Charts and diagrams as code:

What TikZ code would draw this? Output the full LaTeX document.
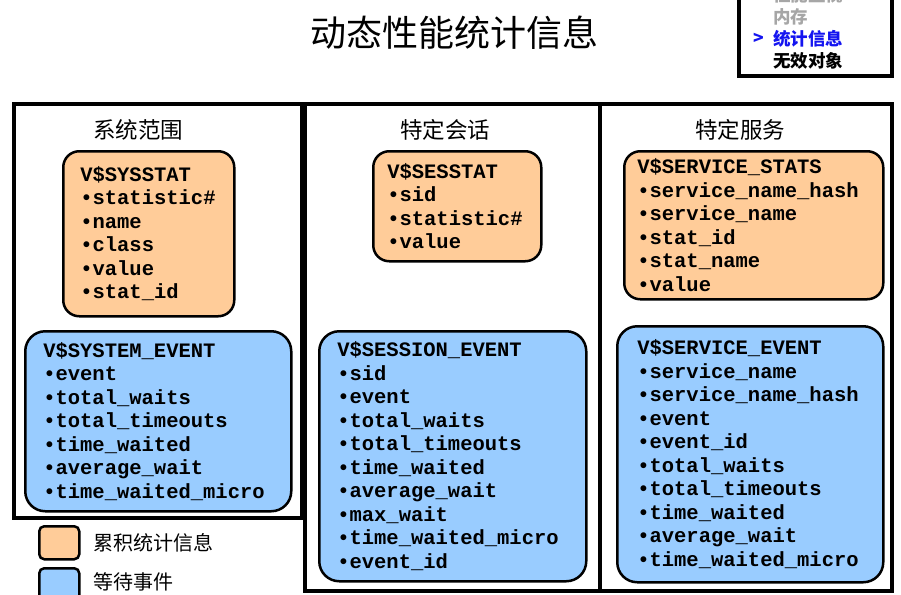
\documentclass[tikz,border=0pt]{standalone}
\usepackage{fontspec}
\newfontfamily\cjk{Noto Sans CJK SC}
\newfontfamily\mono{Liberation Mono}
\usetikzlibrary{positioning}
\definecolor{statfill}{HTML}{FFCC99}
\definecolor{waitfill}{HTML}{99CCFF}
\definecolor{menugrey}{HTML}{A6A6A6}
\definecolor{menublue}{HTML}{1414F0}

\begin{document}
\begin{tikzpicture}[
  x=1pt, y=-1pt,
  panel/.style={draw=black, line width=3.5pt},
  view/.style={
    draw=black,
    line width=2.5pt,
    rounded corners=16pt,
    anchor=north west,
    align=left,
    inner xsep=17pt,
    inner ysep=0pt,
    font=\mono\bfseries\fontsize{20.5}{23.5}\selectfont
  },
  stat/.style={view, fill=statfill},
  wait/.style={view, fill=waitfill, rounded corners=20pt},
  scopehead/.style={font=\cjk\fontsize{22.5}{26}\selectfont},
  menuitem/.style={anchor=west, inner sep=0pt, font=\cjk\bfseries\fontsize{17.5}{20}\selectfont},
  key/.style={draw=black, line width=2.5pt, rounded corners=5pt, anchor=north west,
    minimum width=40pt, minimum height=33pt, inner sep=0pt},
  keytext/.style={anchor=west, inner sep=0pt, font=\cjk\fontsize{20}{24}\selectfont}
]
\useasboundingbox (0,0) rectangle (901,594);
\clip (0,0) rectangle (901,594);

\node[font=\cjk\fontsize{36}{40}\selectfont] (title) at (454,33) {动态性能统计信息};

% navigation box, top right
\draw[line width=4pt] (739,-10) rectangle (892,76);
\node[menuitem, menugrey] (navPerf) at (773,-5) {性能监视};
\node[menuitem, menugrey] (navMem) at (773,17) {内存};
\node[menuitem, menublue] (navStat) at (773,39) {统计信息};
\node[menuitem, menublue, left=9pt of navStat] (navMark) {>};
\node[menuitem] (navObj) at (773,61) {无效对象};

% three scopes
\draw[panel] (14,104) rectangle (302,518);
\draw[panel] (305,104) rectangle (600,591);
\draw[panel] (600,104) rectangle (892,591);

\node[scopehead] (sysHead) at (138,130) {系统范围};
\node[scopehead] (sesHead) at (445,130) {特定会话};
\node[scopehead] (svcHead) at (740,130) {特定服务};

\node[stat, text width=137pt, minimum height=165pt] (sysstat) at (62,150)
  {V\$SYSSTAT\\•statistic\#\\•name\\•class\\•value\\•stat\_id};
\node[wait, text width=230pt, minimum height=180pt, inner xsep=18pt] (sysevent) at (24,330)
  {V\$SYSTEM\_EVENT\\•event\\•total\_waits\\•total\_timeouts\\•time\_waited\\•average\_wait\\•time\_waited\_micro};

\node[stat, text width=140pt, minimum height=110pt, inner xsep=14pt] (sesstat) at (372,150)
  {V\$SESSTAT\\•sid\\•statistic\#\\•value};
\node[wait, text width=231pt, minimum height=250pt, inner xsep=18pt] (sesevent) at (318,330)
  {V\$SESSION\_EVENT\\•sid\\•event\\•total\_waits\\•total\_timeouts\\•time\_waited\\•average\_wait\\•max\_wait\\•time\_waited\_micro\\•event\_id};

\node[stat, text width=233pt, minimum height=148pt, inner xsep=13pt] (svcstat) at (623,150)
  {V\$SERVICE\_STATS\\•service\_name\_hash\\•service\_name\\•stat\_id\\•stat\_name\\•value};
\node[wait, text width=226pt, minimum height=256pt, inner xsep=20pt] (svcevent) at (616,325)
  {V\$SERVICE\_EVENT\\•service\_name\\•service\_name\_hash\\•event\\•event\_id\\•total\_waits\\•total\_timeouts\\•time\_waited\\•average\_wait\\•time\_waited\_micro};

% legend
\node[key, fill=statfill] (keyStat) at (38,525) {};
\node[keytext] (keyStatText) at (93,543) {累积统计信息};
\node[key, fill=waitfill] (keyWait) at (38,567) {};
\node[keytext] (keyWaitText) at (93,582) {等待事件};

\end{tikzpicture}
\end{document}
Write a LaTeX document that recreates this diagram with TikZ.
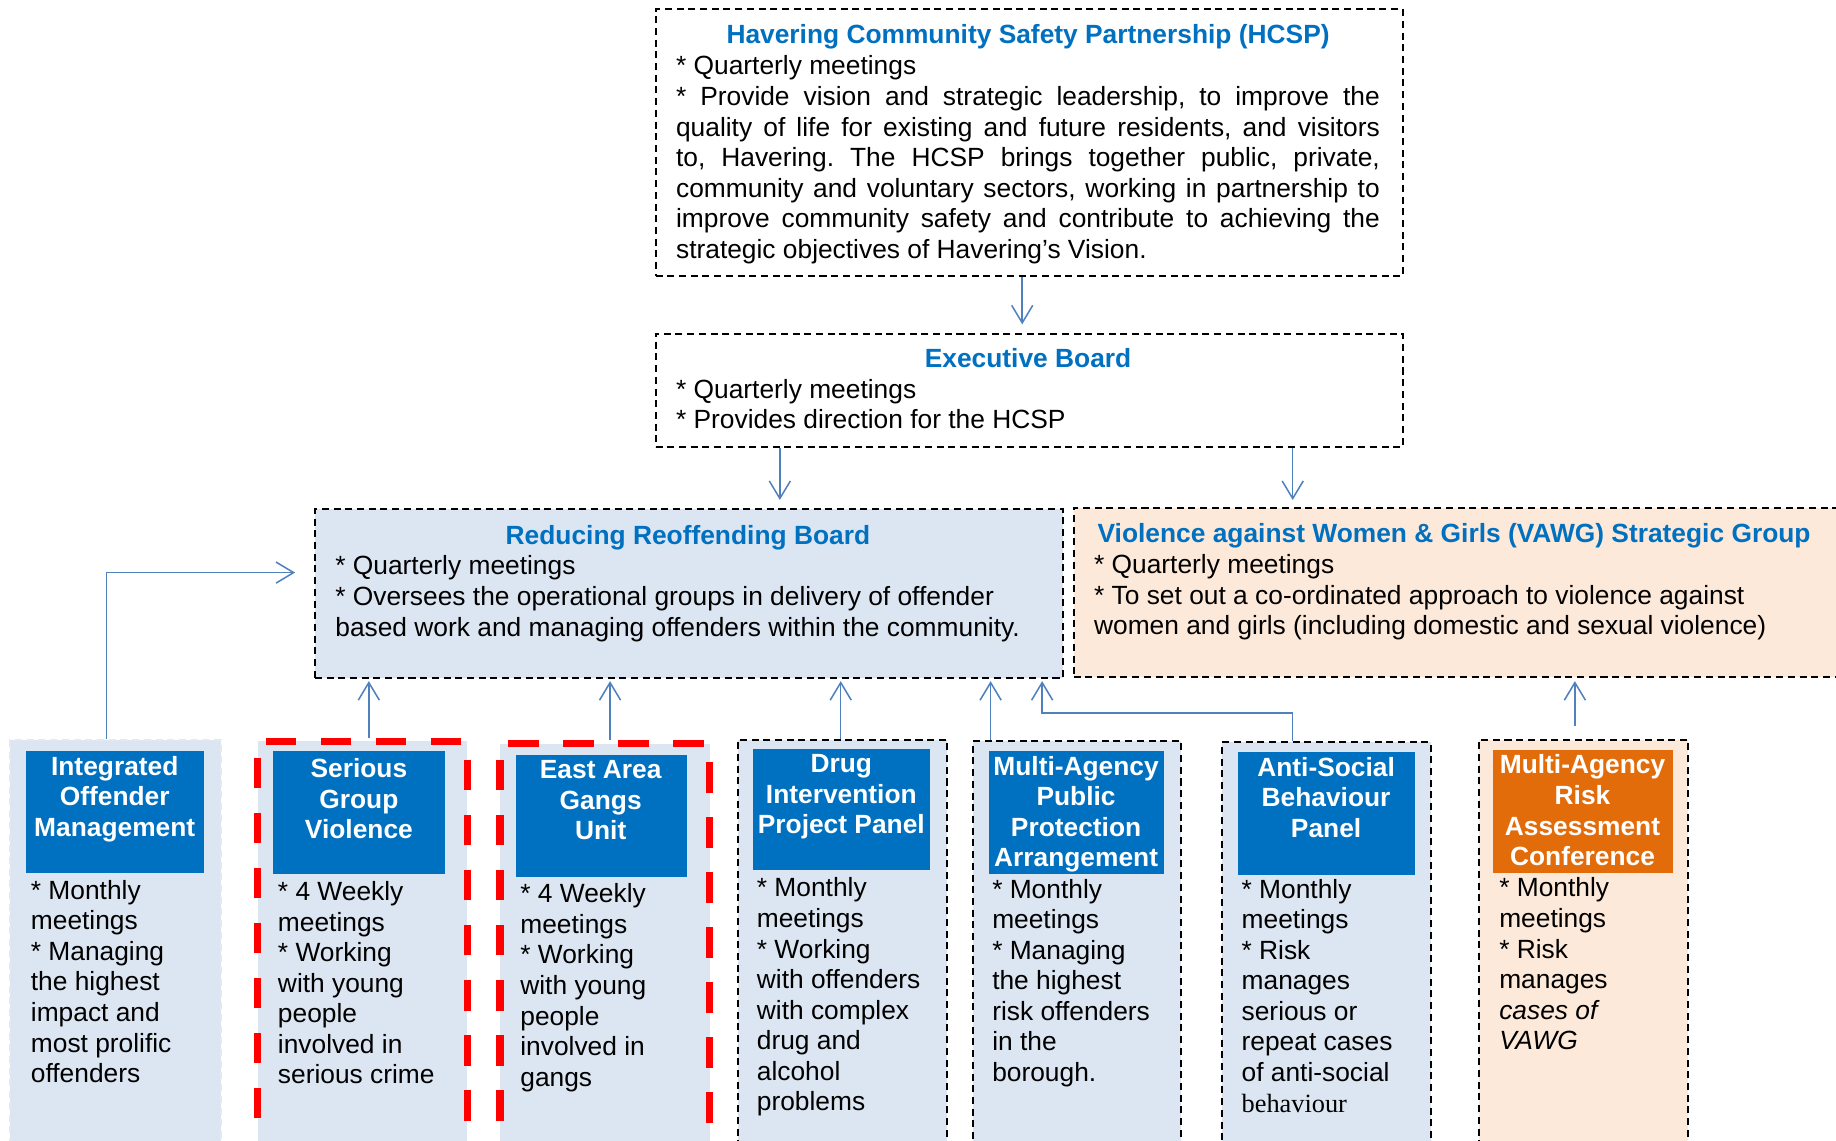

◆ **Task brief**: Pick out the lines that include the word "LaTeX" and write them out.

◆ **Final result**:
What TikZ code would draw this? Output the full LaTeX document.
Write a LaTeX document that recreates this diagram with TikZ.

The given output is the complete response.